● **STATED PROBLEM**: Your task is to extract every line from the material below exactly.

┌────────

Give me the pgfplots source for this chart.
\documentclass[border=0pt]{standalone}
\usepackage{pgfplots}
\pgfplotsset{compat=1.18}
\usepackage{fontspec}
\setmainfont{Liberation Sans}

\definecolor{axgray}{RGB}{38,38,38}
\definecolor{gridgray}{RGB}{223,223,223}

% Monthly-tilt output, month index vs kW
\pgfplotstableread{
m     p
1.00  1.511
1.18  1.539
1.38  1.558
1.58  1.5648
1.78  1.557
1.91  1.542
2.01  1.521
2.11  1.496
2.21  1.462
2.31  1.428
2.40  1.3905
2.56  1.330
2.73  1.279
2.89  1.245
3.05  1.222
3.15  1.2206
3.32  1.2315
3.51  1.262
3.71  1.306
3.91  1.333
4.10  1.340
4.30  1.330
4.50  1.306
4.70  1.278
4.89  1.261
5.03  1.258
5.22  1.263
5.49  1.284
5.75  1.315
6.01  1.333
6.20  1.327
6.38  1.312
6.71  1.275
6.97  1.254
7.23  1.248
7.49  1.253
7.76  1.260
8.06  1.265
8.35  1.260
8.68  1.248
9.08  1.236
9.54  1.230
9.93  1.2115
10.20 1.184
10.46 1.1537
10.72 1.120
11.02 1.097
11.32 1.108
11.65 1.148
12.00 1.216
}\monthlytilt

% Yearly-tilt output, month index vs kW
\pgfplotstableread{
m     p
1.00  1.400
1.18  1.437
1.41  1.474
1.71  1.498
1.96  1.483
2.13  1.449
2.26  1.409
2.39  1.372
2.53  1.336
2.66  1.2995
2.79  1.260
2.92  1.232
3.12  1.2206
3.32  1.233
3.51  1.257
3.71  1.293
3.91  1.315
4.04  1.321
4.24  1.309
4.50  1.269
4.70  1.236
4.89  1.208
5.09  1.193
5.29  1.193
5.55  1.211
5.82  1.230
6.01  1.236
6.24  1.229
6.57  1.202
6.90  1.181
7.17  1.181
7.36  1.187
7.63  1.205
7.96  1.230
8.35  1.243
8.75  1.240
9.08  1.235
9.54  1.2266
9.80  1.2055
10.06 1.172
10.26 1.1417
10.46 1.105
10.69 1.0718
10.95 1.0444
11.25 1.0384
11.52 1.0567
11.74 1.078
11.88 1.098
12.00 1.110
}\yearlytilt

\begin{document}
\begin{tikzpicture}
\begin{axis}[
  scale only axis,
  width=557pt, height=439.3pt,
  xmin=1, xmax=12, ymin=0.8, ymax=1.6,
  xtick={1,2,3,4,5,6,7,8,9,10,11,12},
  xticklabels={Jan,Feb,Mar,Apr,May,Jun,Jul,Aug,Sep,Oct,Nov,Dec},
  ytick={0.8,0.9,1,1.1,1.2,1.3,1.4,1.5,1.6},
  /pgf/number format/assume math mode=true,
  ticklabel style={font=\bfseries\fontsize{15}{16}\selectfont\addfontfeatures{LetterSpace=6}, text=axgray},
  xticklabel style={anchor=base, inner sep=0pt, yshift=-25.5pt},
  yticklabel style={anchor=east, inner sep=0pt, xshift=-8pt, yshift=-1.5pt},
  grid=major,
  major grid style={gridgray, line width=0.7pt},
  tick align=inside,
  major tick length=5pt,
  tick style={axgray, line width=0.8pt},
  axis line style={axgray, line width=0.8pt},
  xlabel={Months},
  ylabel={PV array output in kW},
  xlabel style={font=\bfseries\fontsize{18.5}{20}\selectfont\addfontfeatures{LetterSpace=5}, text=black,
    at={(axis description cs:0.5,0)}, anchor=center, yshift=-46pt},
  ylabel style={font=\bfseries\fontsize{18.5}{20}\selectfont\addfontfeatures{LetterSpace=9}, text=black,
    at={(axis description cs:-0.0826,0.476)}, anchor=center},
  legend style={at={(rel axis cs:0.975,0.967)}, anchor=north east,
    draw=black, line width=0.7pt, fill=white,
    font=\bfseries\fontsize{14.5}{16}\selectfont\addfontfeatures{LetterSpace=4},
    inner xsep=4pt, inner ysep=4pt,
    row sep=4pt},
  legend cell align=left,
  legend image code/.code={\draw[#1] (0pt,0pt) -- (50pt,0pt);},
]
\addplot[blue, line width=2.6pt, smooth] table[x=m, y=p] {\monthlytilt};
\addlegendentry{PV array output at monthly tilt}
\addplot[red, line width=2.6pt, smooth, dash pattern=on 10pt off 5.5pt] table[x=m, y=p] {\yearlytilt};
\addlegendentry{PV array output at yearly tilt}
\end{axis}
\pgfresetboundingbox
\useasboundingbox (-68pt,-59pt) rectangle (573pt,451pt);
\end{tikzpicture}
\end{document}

└────────

● **OUTPUT OF THE EXERCISE**:
Give me the pgfplots source for this chart.
\documentclass[border=0pt]{standalone}
\usepackage{pgfplots}
\pgfplotsset{compat=1.18}
\usepackage{fontspec}
\setmainfont{Liberation Sans}

\definecolor{axgray}{RGB}{38,38,38}
\definecolor{gridgray}{RGB}{223,223,223}

% Monthly-tilt output, month index vs kW
\pgfplotstableread{
m     p
1.00  1.511
1.18  1.539
1.38  1.558
1.58  1.5648
1.78  1.557
1.91  1.542
2.01  1.521
2.11  1.496
2.21  1.462
2.31  1.428
2.40  1.3905
2.56  1.330
2.73  1.279
2.89  1.245
3.05  1.222
3.15  1.2206
3.32  1.2315
3.51  1.262
3.71  1.306
3.91  1.333
4.10  1.340
4.30  1.330
4.50  1.306
4.70  1.278
4.89  1.261
5.03  1.258
5.22  1.263
5.49  1.284
5.75  1.315
6.01  1.333
6.20  1.327
6.38  1.312
6.71  1.275
6.97  1.254
7.23  1.248
7.49  1.253
7.76  1.260
8.06  1.265
8.35  1.260
8.68  1.248
9.08  1.236
9.54  1.230
9.93  1.2115
10.20 1.184
10.46 1.1537
10.72 1.120
11.02 1.097
11.32 1.108
11.65 1.148
12.00 1.216
}\monthlytilt

% Yearly-tilt output, month index vs kW
\pgfplotstableread{
m     p
1.00  1.400
1.18  1.437
1.41  1.474
1.71  1.498
1.96  1.483
2.13  1.449
2.26  1.409
2.39  1.372
2.53  1.336
2.66  1.2995
2.79  1.260
2.92  1.232
3.12  1.2206
3.32  1.233
3.51  1.257
3.71  1.293
3.91  1.315
4.04  1.321
4.24  1.309
4.50  1.269
4.70  1.236
4.89  1.208
5.09  1.193
5.29  1.193
5.55  1.211
5.82  1.230
6.01  1.236
6.24  1.229
6.57  1.202
6.90  1.181
7.17  1.181
7.36  1.187
7.63  1.205
7.96  1.230
8.35  1.243
8.75  1.240
9.08  1.235
9.54  1.2266
9.80  1.2055
10.06 1.172
10.26 1.1417
10.46 1.105
10.69 1.0718
10.95 1.0444
11.25 1.0384
11.52 1.0567
11.74 1.078
11.88 1.098
12.00 1.110
}\yearlytilt

\begin{document}
\begin{tikzpicture}
\begin{axis}[
  scale only axis,
  width=557pt, height=439.3pt,
  xmin=1, xmax=12, ymin=0.8, ymax=1.6,
  xtick={1,2,3,4,5,6,7,8,9,10,11,12},
  xticklabels={Jan,Feb,Mar,Apr,May,Jun,Jul,Aug,Sep,Oct,Nov,Dec},
  ytick={0.8,0.9,1,1.1,1.2,1.3,1.4,1.5,1.6},
  /pgf/number format/assume math mode=true,
  ticklabel style={font=\bfseries\fontsize{15}{16}\selectfont\addfontfeatures{LetterSpace=6}, text=axgray},
  xticklabel style={anchor=base, inner sep=0pt, yshift=-25.5pt},
  yticklabel style={anchor=east, inner sep=0pt, xshift=-8pt, yshift=-1.5pt},
  grid=major,
  major grid style={gridgray, line width=0.7pt},
  tick align=inside,
  major tick length=5pt,
  tick style={axgray, line width=0.8pt},
  axis line style={axgray, line width=0.8pt},
  xlabel={Months},
  ylabel={PV array output in kW},
  xlabel style={font=\bfseries\fontsize{18.5}{20}\selectfont\addfontfeatures{LetterSpace=5}, text=black,
    at={(axis description cs:0.5,0)}, anchor=center, yshift=-46pt},
  ylabel style={font=\bfseries\fontsize{18.5}{20}\selectfont\addfontfeatures{LetterSpace=9}, text=black,
    at={(axis description cs:-0.0826,0.476)}, anchor=center},
  legend style={at={(rel axis cs:0.975,0.967)}, anchor=north east,
    draw=black, line width=0.7pt, fill=white,
    font=\bfseries\fontsize{14.5}{16}\selectfont\addfontfeatures{LetterSpace=4},
    inner xsep=4pt, inner ysep=4pt,
    row sep=4pt},
  legend cell align=left,
  legend image code/.code={\draw[#1] (0pt,0pt) -- (50pt,0pt);},
]
\addplot[blue, line width=2.6pt, smooth] table[x=m, y=p] {\monthlytilt};
\addlegendentry{PV array output at monthly tilt}
\addplot[red, line width=2.6pt, smooth, dash pattern=on 10pt off 5.5pt] table[x=m, y=p] {\yearlytilt};
\addlegendentry{PV array output at yearly tilt}
\end{axis}
\pgfresetboundingbox
\useasboundingbox (-68pt,-59pt) rectangle (573pt,451pt);
\end{tikzpicture}
\end{document}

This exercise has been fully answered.